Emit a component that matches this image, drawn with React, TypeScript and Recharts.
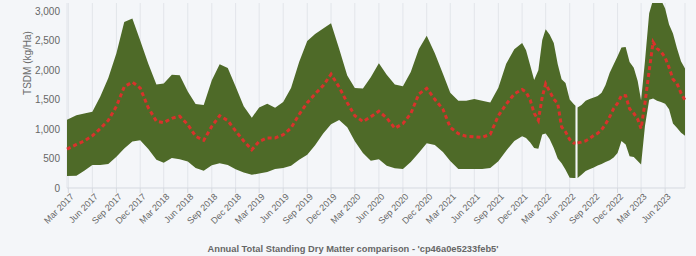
import React from "react";
import { ComposedChart, Area, Line, XAxis, YAxis, CartesianGrid } from "recharts";

// sample dates (monthly to late 2021, then twice a month)
const DATES = [
  "2017-02-24", "2017-04-01", "2017-05-01", "2017-06-01", "2017-07-01", "2017-08-01",
  "2017-09-01", "2017-10-01", "2017-11-01", "2017-12-01",
  "2018-01-01", "2018-02-01", "2018-03-01", "2018-04-01", "2018-05-01", "2018-06-01",
  "2018-07-01", "2018-08-01", "2018-09-01", "2018-10-01", "2018-11-01", "2018-12-01",
  "2019-01-01", "2019-02-01", "2019-03-01", "2019-04-01", "2019-05-01", "2019-06-01",
  "2019-07-01", "2019-08-01", "2019-09-01", "2019-10-01", "2019-11-01", "2019-12-01",
  "2020-01-01", "2020-02-01", "2020-03-01", "2020-04-01", "2020-05-01", "2020-06-01",
  "2020-07-01", "2020-08-01", "2020-09-01", "2020-10-01", "2020-11-01", "2020-12-01",
  "2021-01-01", "2021-02-01", "2021-03-01", "2021-04-01", "2021-05-01", "2021-06-01",
  "2021-07-01", "2021-08-01", "2021-09-01", "2021-10-01", "2021-11-01",
  "2021-12-01", "2021-12-16",
  "2022-01-01", "2022-01-16", "2022-02-01", "2022-02-16", "2022-03-01", "2022-03-16",
  "2022-04-01", "2022-04-16", "2022-05-01", "2022-05-16", "2022-06-01", "2022-06-16",
  "2022-06-23", "2022-06-27",
  "2022-07-01", "2022-07-16", "2022-08-01", "2022-08-16", "2022-09-01", "2022-09-16",
  "2022-10-01", "2022-10-16", "2022-11-01", "2022-11-16", "2022-12-01", "2022-12-16",
  "2023-01-01", "2023-01-16", "2023-02-01", "2023-02-16", "2023-03-01", "2023-03-16",
  "2023-04-01", "2023-04-16", "2023-05-01", "2023-05-16", "2023-06-01", "2023-06-16",
  "2023-07-01", "2023-07-16", "2023-08-01", "2023-08-16",
];

const HIGH = [
  1160, 1235, 1265, 1296, 1550, 1870, 2290, 2820, 2880, 2506,
  2114, 1760, 1775, 1927, 1915, 1640, 1430, 1410, 1830, 2105, 2040, 1725,
  1390, 1195, 1370, 1432, 1364, 1460, 1700, 2140, 2500, 2620, 2711, 2800,
  2366, 1913, 1700, 1690, 1881, 2120, 1925, 1758, 1730, 1970, 2365, 2590,
  2292, 1944, 1620, 1483, 1485, 1515, 1485, 1455, 1705, 2111, 2359,
  2466, 2343,
  2083, 1835, 2000, 2518, 2700, 2608, 2463, 2108, 1850, 1785, 1506, 1430,
  1400, null,
  1370, 1410, 1485, 1515, 1540, 1565, 1620, 1750, 1960, 2100, 2240, 2387,
  2396, 2143, 2046, 1819, 1490, 2165, 2970, 3200, 3200, 3200, 3052, 2780,
  2626, 2380, 2150, 2030,
];

const LOW = [
  205, 210, 295, 392, 392, 408, 530, 670, 790, 810,
  665, 480, 430, 510, 490, 450, 340, 292, 385, 422, 392, 320,
  265, 225, 245, 270, 324, 338, 380, 480, 565, 725, 925, 1085,
  1155, 1031, 795, 595, 462, 490, 380, 335, 324, 440, 600, 761,
  730, 610, 460, 324, 324, 324, 324, 338, 456, 635, 800,
  880, 850,
  775, 680, 668, 910, 925, 835, 679, 500, 420, 310, 173, 168,
  170, null,
  170, 227, 290, 320, 350, 383, 410, 440, 470, 520, 597, 800,
  740, 540, 525, 457, 400, 1057, 1500, 1520, 1483, 1460, 1432, 1340,
  1095, 1025, 940, 887,
];

const MEDIAN = [
  660, 740, 800, 887, 1010, 1150, 1390, 1720, 1800, 1700,
  1364, 1135, 1110, 1185, 1220, 1080, 880, 810, 1050, 1230, 1145, 970,
  800, 650, 790, 852, 852, 905, 1020, 1250, 1450, 1600, 1740, 1935,
  1716, 1450, 1230, 1129, 1210, 1305, 1190, 1015, 1095, 1263, 1600, 1694,
  1508, 1340, 1031, 925, 880, 870, 860, 913, 1228, 1424, 1599,
  1675, 1630,
  1495, 1272, 1150, 1546, 1770, 1645, 1510, 1440, 1040, 955, 825, 765,
  765, null,
  767, 780, 800, 840, 895, 930, 989, 1084, 1210, 1350, 1440, 1575,
  1570, 1347, 1270, 1170, 1010, 1450, 1994, 2480, 2370, 2320, 2217, 2050,
  1850, 1780, 1610, 1490,
];

const TICK_DATES = [
  "2017-03-01", "2017-06-01", "2017-09-01", "2017-12-01",
  "2018-03-01", "2018-06-01", "2018-09-01", "2018-12-01",
  "2019-03-01", "2019-06-01", "2019-09-01", "2019-12-01",
  "2020-03-01", "2020-06-01", "2020-09-01", "2020-12-01",
  "2021-03-01", "2021-06-01", "2021-09-01", "2021-12-01",
  "2022-03-01", "2022-06-01", "2022-09-01", "2022-12-01",
  "2023-03-01", "2023-06-01",
];

const TICK_LABELS = [
  "Mar 2017", "Jun 2017", "Sep 2017", "Dec 2017",
  "Mar 2018", "Jun 2018", "Sep 2018", "Dec 2018",
  "Mar 2019", "Jun 2019", "Sep 2019", "Dec 2019",
  "Mar 2020", "Jun 2020", "Sep 2020", "Dec 2020",
  "Mar 2021", "Jun 2021", "Sep 2021", "Dec 2021",
  "Mar 2022", "Jun 2022", "Sep 2022", "Dec 2022",
  "Mar 2023", "Jun 2023",
];

const Y_TICKS = [0, 500, 1000, 1500, 2000, 2500, 3000];

const TITLE = "Annual Total Standing Dry Matter comparison - 'cp46a0e5233feb5'";
const Y_LABEL = "TSDM (kg/Ha)";

const FONT = "'Liberation Sans', Arial, Helvetica, sans-serif";

const toTs = (d: string) => Date.parse(d + "T00:00:00Z");
const TICK_TS = TICK_DATES.map(toTs);

const data = DATES.map((d, i) => ({
  t: toTs(d),
  range: HIGH[i] == null ? null : [LOW[i], HIGH[i]],
  median: MEDIAN[i],
}));

function XTick({ x, y, payload }: any) {
  const idx = TICK_TS.indexOf(payload.value);
  return (
    <g transform={`translate(${x + 2},${y})`}>
      <text
        x={0}
        y={0}
        dy={6}
        textAnchor="end"
        transform="rotate(-45)"
        fontSize={9}
        fontFamily={FONT}
        fill="#666"
      >
        {TICK_LABELS[idx]}
      </text>
    </g>
  );
}

export default function App() {
  return (
    <div
      style={{
        position: "absolute",
        left: 0,
        top: 0,
        width: 696,
        height: 256,
        background: "#f4f6f9",
        fontFamily: FONT,
      }}
    >
      <ComposedChart
        width={696}
        height={256}
        data={data}
        margin={{ top: 3, right: 11, left: 11, bottom: 0 }}
      >
        <CartesianGrid horizontal={false} stroke="#e2e5ea" />
        <XAxis
          dataKey="t"
          type="number"
          domain={["dataMin", "dataMax"]}
          ticks={TICK_TS}
          tick={<XTick />}
          height={68}
          interval={0}
          tickSize={5}
          tickMargin={0}
          stroke="#d5d9e0"
        />
        <YAxis
          type="number"
          domain={[0, 3145]}
          ticks={Y_TICKS}
          allowDataOverflow
          width={56}
          axisLine={false}
          tickLine={false}
          tickSize={0}
          tickMargin={7}
          tick={{ fontSize: 10, fill: "#666", fontFamily: FONT }}
          tickFormatter={(v: number) => v.toLocaleString("en-US")}
        />
        <Area
          dataKey="range"
          type="linear"
          fill="#4e6a28"
          fillOpacity={1}
          stroke="none"
          connectNulls={false}
          isAnimationActive={false}
          activeDot={false}
        />
        <Line
          dataKey="median"
          type="linear"
          stroke="#d8322b"
          strokeWidth={3}
          strokeDasharray="4 3"
          dot={false}
          connectNulls={false}
          isAnimationActive={false}
          activeDot={false}
        />
      </ComposedChart>
      <div
        style={{
          position: "absolute",
          left: 27,
          top: 63,
          transform: "translate(-50%, -50%) rotate(-90deg)",
          fontSize: 10,
          color: "#6b6b6b",
          whiteSpace: "nowrap",
        }}
      >
        {Y_LABEL}
      </div>
      <div
        style={{
          position: "absolute",
          left: 353,
          top: 243,
          transform: "translateX(-50%)",
          fontSize: 9.3,
          lineHeight: "12px",
          fontWeight: "bold",
          color: "#666",
          whiteSpace: "nowrap",
        }}
      >
        {TITLE}
      </div>
    </div>
  );
}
• • • •
EXERCISE DETAILS: Leave out any pictures, please, and quote only the lines from the top of the data through the line that contains "XAxis, YAxis, CartesianGrid".

TASK RESULT:
Emit a component that matches this image, drawn with React, TypeScript and Recharts.
import React from "react";
import { ComposedChart, Area, Line, XAxis, YAxis, CartesianGrid } from "recharts";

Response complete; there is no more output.